New Premier Christy Clark is continuing in the shameful B.C. Liberal tradition of using Surrey Memorial Hospital as nothing more than a background for photo-ops to divert attention away from their dismal record on health care.
- Two announcements per year, woeful follow-through – This morning’s announcement is the 11th time since 2006 that the B.C. Liberals have made a significant announcement at Surrey Memorial Hospital. In the 2005 election campaign, Gordon Campbell promised that shovels would be in the ground for its expansion project by 2007 or 2008. The work was never started.
- Growing region, shrinking services – Even as Surrey was establishing itself as one of the fastest-growing municipalities in the country, the B.C. Liberals were cutting health services. Between 2002 and 2005 – a time when Ms. Clark was sitting at the cabinet table – the B.C. Liberals actually reduced acute care beds in the Fraser Health region by nearly 10 per cent.
- Failure to make up for losses – Today’s announcement of 151 new beds – and not until 2014 – must be considered in context of the cuts made by the B.C. Liberals. Under the B.C. Liberals, Fraser Health lost nearly 200 beds, with another 234 downgraded in 2009.

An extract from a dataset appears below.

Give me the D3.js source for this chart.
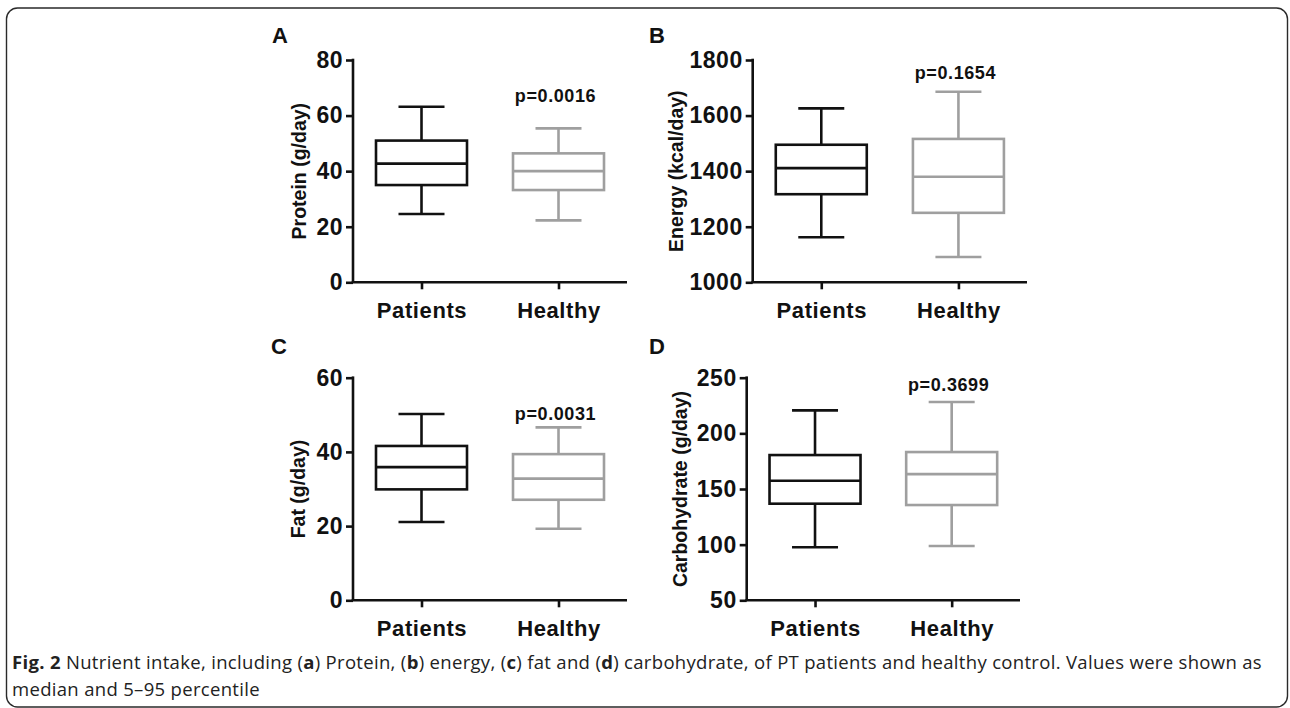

- A history of broken promises – Going back to 2001 – a platform co-authored by Christy Clark – the B.C. Liberals have been making empty promises on health care. They promised 5,000 new long-term care spaces – a promise still waiting for completion – and they promised health care “when and where you need it” – only to have patients shuttled between facilities and an increase in privatized, for-profit medicine. Today’s announcement is another example of Christy Clark being more of the same B.C. Liberals’ promises-first agenda.
B.C.’s New Democrats have been holding the B.C. Liberals accountable for their broken promises to protect health care and education.